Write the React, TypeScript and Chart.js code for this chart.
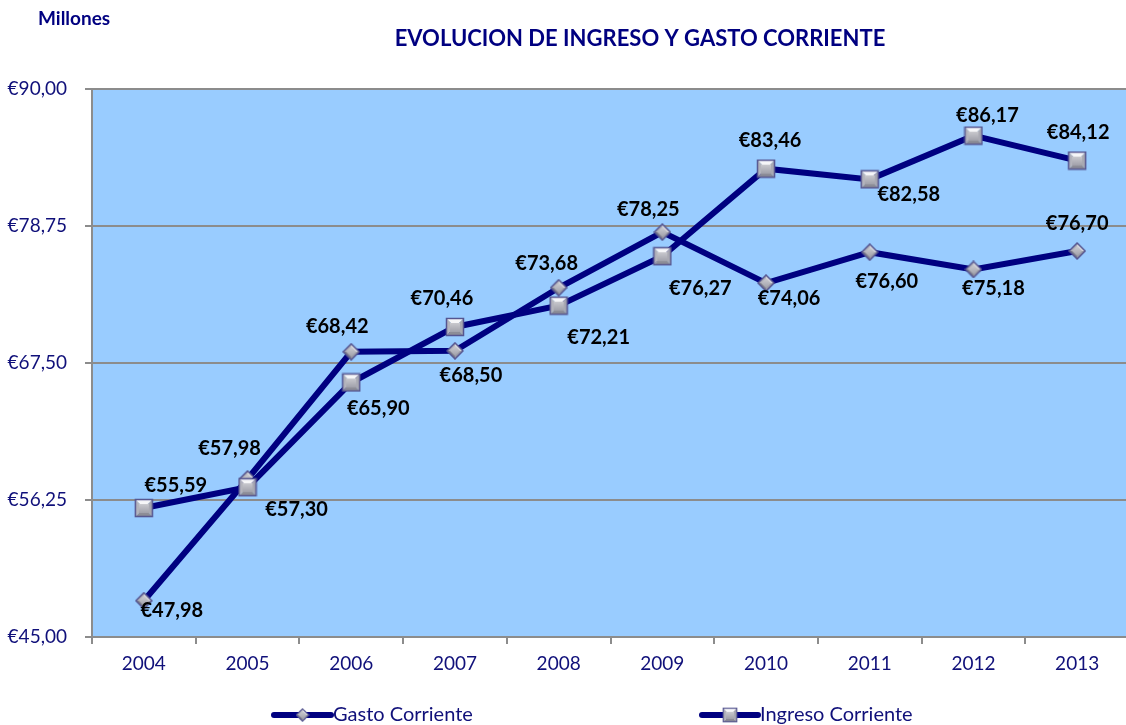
import React, { useEffect, useRef } from "react";
import { Chart, registerables } from "chart.js";

Chart.register(...registerables);

const years = ["2004", "2005", "2006", "2007", "2008", "2009", "2010", "2011", "2012", "2013"];
const gastoCorriente = [47.98, 57.98, 68.42, 68.5, 73.68, 78.25, 74.06, 76.6, 75.18, 76.7];
const ingresoCorriente = [55.59, 57.3, 65.9, 70.46, 72.21, 76.27, 83.46, 82.58, 86.17, 84.12];
const yMin = 45;
const yMax = 90;
const yStep = 11.25;

// label placement offsets (pixels relative to each point)
const gastoLabelOffsets = [[28, 10], [-18, -30], [-14, -25], [16, 25], [-12, -24], [-14, -23], [23, 15], [17, 29], [20, 19], [0, -27]];
const ingresoLabelOffsets = [[32, -22], [49, 22], [27, 26], [-13, -28], [40, 32], [38, 32], [4, -28], [39, 15], [14, -20], [1, -28]];

const NAVY = "#000080";
const TEXT_NAVY = "#10107A";
const FONT = "Lato, 'Open Sans', sans-serif";

const fmt = (v: number) => "€" + v.toFixed(2).replace(".", ",");

function makeMarker(kind: "square" | "diamond"): HTMLCanvasElement {
  const s = kind === "square" ? 20 : 18;
  const c = document.createElement("canvas");
  c.width = s;
  c.height = s;
  const ctx = c.getContext("2d")!;
  const m = s / 2;
  const pts =
    kind === "square"
      ? [[1.5, 1.5], [s - 1.5, 1.5], [s - 1.5, s - 1.5], [1.5, s - 1.5]]
      : [[m, 1], [s - 1, m], [m, s - 1], [1, m]];
  const faces = kind === "square"
    ? ["#F6F6F8", "#A9A9B2", "#8C8C96", "#B4B4BC"]
    : ["#D8D8DE", "#9A9AA6", "#7E7E8C", "#B0B0BA"];
  for (let i = 0; i < 4; i++) {
    const a = pts[i];
    const b = pts[(i + 1) % 4];
    ctx.beginPath();
    ctx.moveTo(m, m);
    ctx.lineTo(a[0], a[1]);
    ctx.lineTo(b[0], b[1]);
    ctx.closePath();
    ctx.fillStyle = faces[i];
    ctx.fill();
  }
  const inset = kind === "square" ? 5 : 4;
  ctx.beginPath();
  if (kind === "square") {
    ctx.rect(inset, inset + 1, s - 2 * inset, s - 2 * inset - 1);
  } else {
    ctx.moveTo(m, inset);
    ctx.lineTo(s - inset, m);
    ctx.lineTo(m, s - inset);
    ctx.lineTo(inset, m);
    ctx.closePath();
  }
  const g = ctx.createLinearGradient(0, inset, 0, s - inset);
  g.addColorStop(0, "#CDCDD2");
  g.addColorStop(1, "#A0A0AA");
  ctx.fillStyle = g;
  ctx.fill();
  ctx.beginPath();
  ctx.moveTo(pts[0][0], pts[0][1]);
  for (let i = 1; i < 4; i++) ctx.lineTo(pts[i][0], pts[i][1]);
  ctx.closePath();
  ctx.strokeStyle = "#555590";
  ctx.lineWidth = 1.5;
  ctx.stroke();
  return c;
}

export default function App() {
  const ref = useRef<HTMLCanvasElement | null>(null);

  useEffect(() => {
    if (!ref.current) return;
    const square = makeMarker("square");
    const diamond = makeMarker("diamond");

    const bgPlugin = {
      id: "plotBg",
      beforeDraw(chart: any) {
        const { ctx, chartArea } = chart;
        ctx.save();
        ctx.fillStyle = "#99CCFF";
        ctx.fillRect(chartArea.left, chartArea.top, chartArea.right - chartArea.left, chartArea.bottom - chartArea.top);
        ctx.restore();
      },
    };

    const labelsPlugin = {
      id: "pointLabels",
      afterDatasetsDraw(chart: any) {
        const { ctx } = chart;
        ctx.save();
        ctx.font = `bold 20px ${FONT}`;
        ctx.fillStyle = "#000000";
        ctx.textAlign = "center";
        ctx.textBaseline = "middle";
        chart.data.datasets.forEach((ds: any, di: number) => {
          const meta = chart.getDatasetMeta(di);
          const offs = ds.labelOffsets as number[][];
          meta.data.forEach((pt: any, i: number) => {
            const o = offs[i];
            ctx.fillText(fmt(ds.data[i]), pt.x + o[0], pt.y + o[1]);
          });
        });
        ctx.restore();
      },
    };

    const decorPlugin = {
      id: "decor",
      afterDraw(chart: any) {
        const { ctx } = chart;
        ctx.save();
        ctx.fillStyle = NAVY;
        ctx.textBaseline = "middle";
        ctx.font = `bold 19px ${FONT}`;
        ctx.textAlign = "left";
        ctx.fillText("Millones", 38, 19);
        ctx.font = `bold 22px ${FONT}`;
        ctx.textAlign = "center";
        ctx.fillText("EVOLUCION DE INGRESO Y GASTO CORRIENTE", 640, 39);

        const items = [
          { x1: 274, x2: 331, text: "Gasto Corriente", img: diamond },
          { x1: 702, x2: 758, text: "Ingreso Corriente", img: square },
        ];
        const ly = 715;
        items.forEach((it) => {
          ctx.strokeStyle = NAVY;
          ctx.lineWidth = 6;
          ctx.lineCap = "round";
          ctx.beginPath();
          ctx.moveTo(it.x1, ly);
          ctx.lineTo(it.x2, ly);
          ctx.stroke();
          const cx = (it.x1 + it.x2) / 2;
          const w = it.img.width - 4;
          ctx.drawImage(it.img, cx - w / 2, ly - w / 2, w, w);
          ctx.fillStyle = TEXT_NAVY;
          ctx.font = `20px ${FONT}`;
          ctx.textAlign = "left";
          ctx.fillText(it.text, it.x2 + 2, ly);
        });
        ctx.restore();
      },
    };

    const chart = new Chart(ref.current, {
      type: "line",
      data: {
        labels: years,
        datasets: [
          {
            label: "Gasto Corriente",
            data: gastoCorriente,
            borderColor: NAVY,
            backgroundColor: NAVY,
            borderWidth: 6,
            tension: 0,
            pointStyle: diamond as any,
            pointRadius: 9,
            pointBorderWidth: 0,
            order: 1,
            labelOffsets: gastoLabelOffsets,
          } as any,
          {
            label: "Ingreso Corriente",
            data: ingresoCorriente,
            borderColor: NAVY,
            backgroundColor: NAVY,
            borderWidth: 6,
            tension: 0,
            pointStyle: square as any,
            pointRadius: 10,
            pointBorderWidth: 0,
            order: 0,
            labelOffsets: ingresoLabelOffsets,
          } as any,
        ],
      },
      options: {
        responsive: false,
        animation: false,
        layout: { autoPadding: false, padding: { top: 89, bottom: 48, left: 0, right: 1 } },
        plugins: {
          legend: { display: false },
          title: { display: false },
          tooltip: { enabled: false },
        },
        scales: {
          x: {
            offset: true,
            grid: {
              offset: true,
              drawOnChartArea: false,
              drawTicks: true,
              tickLength: 7,
              color: "#8C8C8C",
              lineWidth: 2,
            },
            border: { display: true, color: "#8C8C8C", width: 2 },
            ticks: {
              color: TEXT_NAVY,
              font: { family: FONT, size: 19 },
              padding: 8,
              maxRotation: 0,
            },
            afterFit(scale: any) {
              scale.height = 40;
              scale.paddingLeft = 0;
              scale.paddingRight = 0;
            },
          },
          y: {
            min: yMin,
            max: yMax,
            grid: {
              color: "#8C8C8C",
              lineWidth: 2,
              drawTicks: true,
              tickLength: 7,
            },
            border: { display: true, color: "#8C8C8C", width: 2 },
            ticks: {
              stepSize: yStep,
              color: TEXT_NAVY,
              font: { family: FONT, size: 19 },
              padding: 18,
              callback: (v: any) => fmt(Number(v)),
            },
            afterFit(scale: any) {
              scale.width = 92;
              scale.paddingTop = 0;
              scale.paddingBottom = 0;
            },
          },
        },
      },
      plugins: [bgPlugin, labelsPlugin, decorPlugin],
    });
    return () => chart.destroy();
  }, []);

  return (
    <div style={{ position: "fixed", left: 0, top: 0, width: 1126, height: 725, overflow: "hidden", background: "#fff" }}>
      <canvas ref={ref} width={1130} height={725} style={{ display: "block" }} />
    </div>
  );
}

***

### INSTRUCTIONS FOR THE TASK
Begin at the top of the material above and output each line exactly, stopping after the line that holds "Chart.register(...registerables);". Leave out pictures.

### RESULT FOR THIS EXERCISE
Write the React, TypeScript and Chart.js code for this chart.
import React, { useEffect, useRef } from "react";
import { Chart, registerables } from "chart.js";

Chart.register(...registerables);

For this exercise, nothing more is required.